Je dirais que ce n'est pas tellement Harrison Ford que la direction d'acteurs la fautive. La relation Ender-Graff est vide hormis quelques affrontements puérils. La Dame l'explique assez bien d'ailleurs, c'est une relation qui n'existe pas donc leur affrontement final tombe à plat.
Et puis regarde, à la fin il n'y a qu'Ender à se révolter sur le fait qu'on l'ait manipulé pour anéantir une espèce. Les autres enfants ne réagissent pas alors qu'on attend quand même quelque chose de leur part. Résultat: Ender paraît très bête. "Tu es mignon mais un petit peu ...."
Dommage ! je voulais voir ce film ! c'est frustrant quand l'esthétique prime sur la profondeur !
Il n'est pas désagréable à regarder. C'est un bon divertissement. Si tu veux une réflexion laisse tomber c'est sûr.
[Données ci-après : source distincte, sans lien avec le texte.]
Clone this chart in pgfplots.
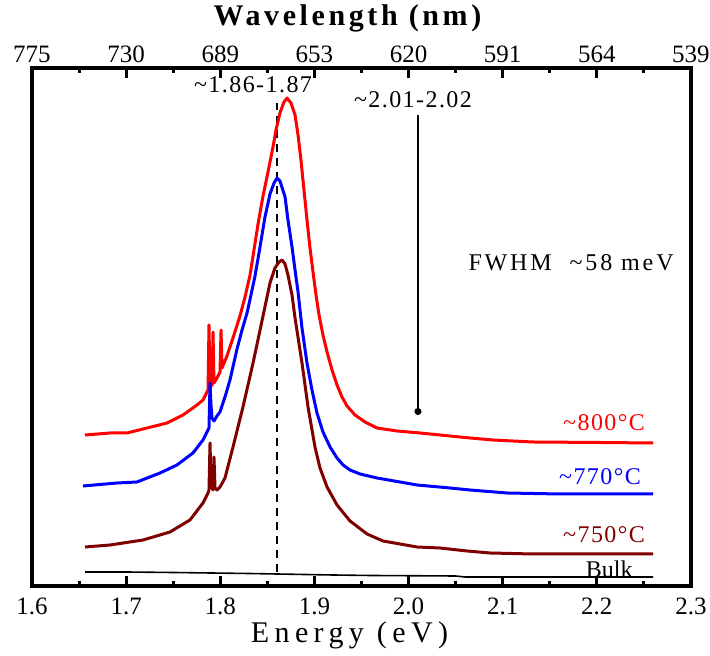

J'avais envie d'y croire, à ce "Ender" au cinéma, mais au final... Etant donné le réalisateur choisi, ce n'est pas une surprise, mais tout de même, la déception reste là.
L'idée de produire "Ender" en 2013 est de plus assez clairement motivée par l'envie de dégainer un autre film "jeunesse" afin de profiter de la vague "Hunger Games".
Ceci dit, le film donne une plus grande visibilité au cycle d'Orson Scott Card et bien qu'il soit insatisfaisant, il n'est pas non plus complètement nul ou en totale contradiction avec l'esprit de "La Stratégie Ender". Son plus grand crime est d'être au livre ce que la Vache qui Rit est au roquefort.
Sur cette somptueuse métaphore fromagère, salut !
J'ai envie de voir le film (sans avoir lu le livre) du coup je n'ose pas lire ton article à cause des spoilers! ;)
@La Dame: Oui il y a clairement un côté "marketing film young adults" c'est dommage parce que je pense justement que les young adults peuvent appréhender un univers plus riche que ce que montre le film.
Et j'adore ta métaphore fromagère!
@Chi-chi: tu fais bien ça serait dommage de te gâcher le film!